I don’t need lots of frills, usually just a clean, quiet place to sleep. The swimming pool is a huge bonus. And I don’t mind making a phone call to secure a reservation.
As I began my search, at first I would find places that were viable. Then I’d find out they were closed. Many had fallen into such disrepair they were torn down, a few as recently as the past year. I already had seen these changes in the Canadian side of Niagara Falls when we visited nine years ago. Those little mom and pop motels we stayed at as a family- my dad driving up the road deciding which one we’d stay at– are long gone. Greg and I did find one on that trip (the Blue Moon) where we stayed– and is still in business today.
These little motels have been swallowed up by box chains that now cast a shadow over the Big Texan in Amarillo. When we stopped in Gallup several months ago at the Desert Skies to take photos with the sign, we learned the motel has closed. And is being torn down. The owner was there and said he would be building a new one. A chain.

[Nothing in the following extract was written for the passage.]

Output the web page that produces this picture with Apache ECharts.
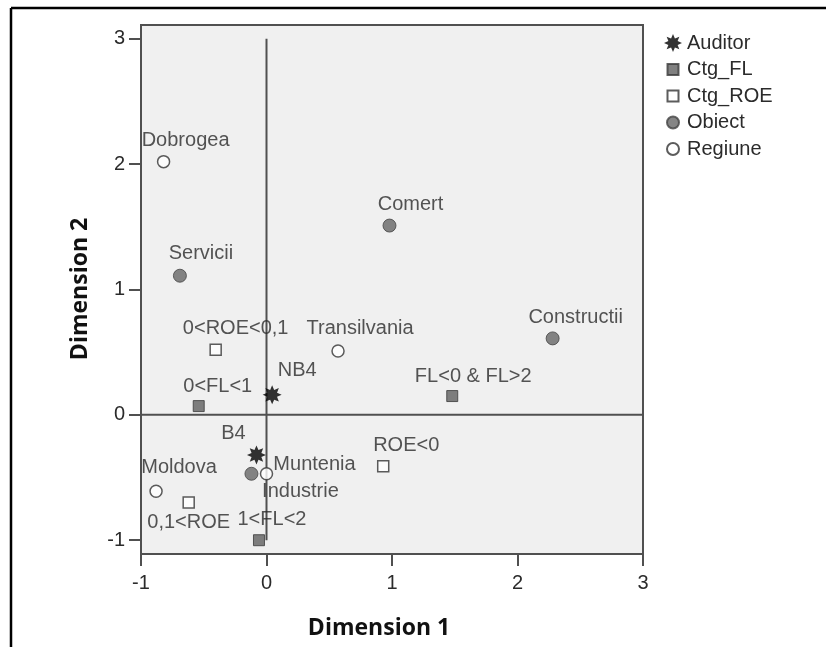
<!DOCTYPE html>
<html>
<head>
<meta charset="utf-8">
<script src="https://cdn.jsdelivr.net/npm/echarts@6/dist/echarts.min.js"></script>
<style>
  html, body { margin: 0; padding: 0; background: #fff; }
  #chart { width: 826px; height: 647px; }
</style>
</head>
<body>
<div id="chart"></div>
<script>
// Joint category plot: object scores on two dimensions
const auditorNames = ['NB4', 'B4'];
const auditorDim1  = [0.045, -0.08];
const auditorDim2  = [0.16, -0.32];

const flNames = ['0<FL<1', '1<FL<2', 'FL<0 & FL>2'];
const flDim1  = [-0.54, -0.06, 1.48];
const flDim2  = [0.07, -1.0, 0.15];

const roeNames = ['0<ROE<0,1', 'ROE<0', '0,1<ROE'];
const roeDim1  = [-0.405, 0.93, -0.62];
const roeDim2  = [0.52, -0.41, -0.70];

const obiectNames = ['Comert', 'Constructii', 'Servicii', 'Industrie'];
const obiectDim1  = [0.98, 2.28, -0.69, -0.12];
const obiectDim2  = [1.51, 0.61, 1.11, -0.47];

const regiuneNames = ['Dobrogea', 'Transilvania', 'Muntenia', 'Moldova'];
const regiuneDim1  = [-0.82, 0.57, 0.0, -0.88];
const regiuneDim2  = [2.02, 0.51, -0.47, -0.61];

const axisTicks = [-1, 0, 1, 2, 3];

// label placement (pixel offset of the label centre from the point)
const defaultLabelOffset = [22, -21];
const labelOffsets = {
  'NB4': [25, -24],
  'B4': [-23, -21],
  '0<FL<1': [19, -20],
  '1<FL<2': [13, -21],
  'FL<0 & FL>2': [21, -20],
  '0<ROE<0,1': [20, -21],
  'ROE<0': [23, -21],
  '0,1<ROE': [0, 20],
  'Comert': [21, -21],
  'Constructii': [23, -21],
  'Servicii': [21, -22],
  'Industrie': [49, 18],
  'Dobrogea': [22, -21],
  'Transilvania': [22, -22],
  'Muntenia': [48, -9],
  'Moldova': [23, -24]
};

function burstPath(n, rOut, rIn, cx, cy) {
  let d = '';
  for (let k = 0; k < 2 * n; k++) {
    const r = k % 2 ? rIn : rOut;
    const a = Math.PI * k / n - Math.PI / 2;
    d += (k ? 'L' : 'M') + (cx + r * Math.cos(a)).toFixed(2) + ',' + (cy + r * Math.sin(a)).toFixed(2);
  }
  return d + 'Z';
}
const starSymbol = 'path://' + burstPath(8, 9, 5, 9, 9);
// legend icons inside an 18x18 box so each keeps its own size
const box = 'M0,0M18,18';
const squareIcon = 'path://' + box + 'M3.5,3.5L14.5,3.5L14.5,14.5L3.5,14.5Z';
const circleIcon = 'path://' + box + 'M3,9A6,6 0 1,0 15,9A6,6 0 1,0 3,9Z';

function points(names, d1, d2) {
  return names.map((n, i) => ({
    name: n,
    value: [d1[i], d2[i]],
    label: { offset: labelOffsets[n] || defaultLabelOffset }
  }));
}

const textFont = '"Liberation Sans", Arial, sans-serif';
const textColor = '#2b2b2b';
const lineColor = '#505050';

const labelStyle = {
  show: true,
  position: 'inside',
  formatter: '{b}',
  color: textColor,
  fontSize: 20,
  fontFamily: textFont,
  align: 'center',
  verticalAlign: 'middle'
};

const chart = echarts.init(document.getElementById('chart'), null, { renderer: 'canvas' });

const axisCommon = {
  type: 'value',
  axisLine: { show: true, onZero: false, lineStyle: { color: lineColor, width: 2 } },
  axisTick: { show: true, length: 12, customValues: axisTicks, lineStyle: { color: lineColor, width: 2 } },
  axisLabel: {
    customValues: axisTicks,
    color: textColor,
    fontSize: 20,
    fontFamily: textFont
  },
  splitLine: { show: false }
};

chart.setOption({
  animation: false,
  backgroundColor: '#fff',
  grid: {
    left: 141, right: 183, top: 25, bottom: 93,
    show: true,
    backgroundColor: '#f0f0f0',
    borderColor: lineColor,
    borderWidth: 2,
    containLabel: false
  },
  xAxis: Object.assign({}, axisCommon, {
    min: -1, max: 3,
    axisLabel: Object.assign({}, axisCommon.axisLabel, { margin: 19 })
  }),
  yAxis: Object.assign({}, axisCommon, {
    min: -1.11, max: 3.11,
    axisLabel: Object.assign({}, axisCommon.axisLabel, { margin: 16 })
  }),
  legend: {
    orient: 'vertical',
    left: 658,
    top: 28,
    itemWidth: 18,
    itemHeight: 18,
    itemGap: 6.5,
    textStyle: { color: textColor, fontSize: 20, lineHeight: 20, fontFamily: textFont },
    data: [
      { name: 'Auditor', icon: starSymbol },
      { name: 'Ctg_FL', icon: squareIcon },
      { name: 'Ctg_ROE', icon: squareIcon },
      { name: 'Obiect', icon: circleIcon },
      { name: 'Regiune', icon: circleIcon }
    ]
  },
  graphic: [
    { type: 'line', shape: { x1: 11, y1: 8, x2: 826, y2: 8 }, style: { stroke: '#000', lineWidth: 2.5 } },
    { type: 'line', shape: { x1: 11, y1: 8, x2: 11, y2: 647 }, style: { stroke: '#000', lineWidth: 2.5 } },
    {
      type: 'text', x: 379, y: 628,
      style: { text: 'Dimension 1', font: 'bold 23px "Open Sans", sans-serif', fill: '#111', align: 'center', verticalAlign: 'middle' }
    },
    {
      type: 'text', x: 80, y: 289, rotation: Math.PI / 2,
      style: { text: 'Dimension 2', font: 'bold 23px "Open Sans", sans-serif', fill: '#111', align: 'center', verticalAlign: 'middle' }
    }
  ],
  series: [
    {
      name: 'ref-v', type: 'line', silent: true, symbol: 'none', z: 1,
      data: [[0, -1], [0, 3]],
      lineStyle: { color: lineColor, width: 2 }
    },
    {
      name: 'ref-h', type: 'line', silent: true, symbol: 'none', z: 1,
      data: [[-1, 0], [3, 0]],
      lineStyle: { color: lineColor, width: 2 }
    },
    {
      name: 'Auditor', type: 'scatter', z: 3,
      symbol: starSymbol, symbolSize: 19,
      itemStyle: { color: '#000' },
      label: labelStyle,
      data: points(auditorNames, auditorDim1, auditorDim2)
    },
    {
      name: 'Ctg_FL', type: 'scatter', z: 3,
      symbol: 'rect', symbolSize: 11,
      itemStyle: { color: '#606060', borderColor: '#3a3a3a', borderWidth: 1 },
      label: labelStyle,
      data: points(flNames, flDim1, flDim2)
    },
    {
      name: 'Ctg_ROE', type: 'scatter', z: 3,
      symbol: 'rect', symbolSize: 11,
      itemStyle: { color: '#fff', borderColor: '#333', borderWidth: 1.5 },
      label: labelStyle,
      data: points(roeNames, roeDim1, roeDim2)
    },
    {
      name: 'Obiect', type: 'scatter', z: 3,
      symbol: 'circle', symbolSize: 13,
      itemStyle: { color: '#666', borderColor: '#444', borderWidth: 1 },
      label: labelStyle,
      data: points(obiectNames, obiectDim1, obiectDim2)
    },
    {
      name: 'Regiune', type: 'scatter', z: 3,
      symbol: 'circle', symbolSize: 12,
      itemStyle: { color: '#fff', borderColor: '#333', borderWidth: 1.5 },
      label: labelStyle,
      data: points(regiuneNames, regiuneDim1, regiuneDim2)
    }
  ]
});
</script>
</body>
</html>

If you’ve read my book, Route 66 Dreams, you know that part of the story is about staying in little motels, about a father’s goal to take his family on a trip via Route 66 as he remembered it. That trip was in 1986, 20-some years after his prior trip, and there had already been major changes. On the last night of the vacation, he relents and makes a reservation for a chain hotel to give his wife the same soap and room she might find in another motel, the conformity that many people crave on the road instead of the uniqueness a mom and pop motel provides.
While I might not always like the aesthetic changes of some of the boutique motels, repurposed from the old motels, but I’m grateful someone has tried to take a property and give it new life. I know that things have to change. And yet I remain sad that we continue to let so much disappear, as if those stories don’t matter.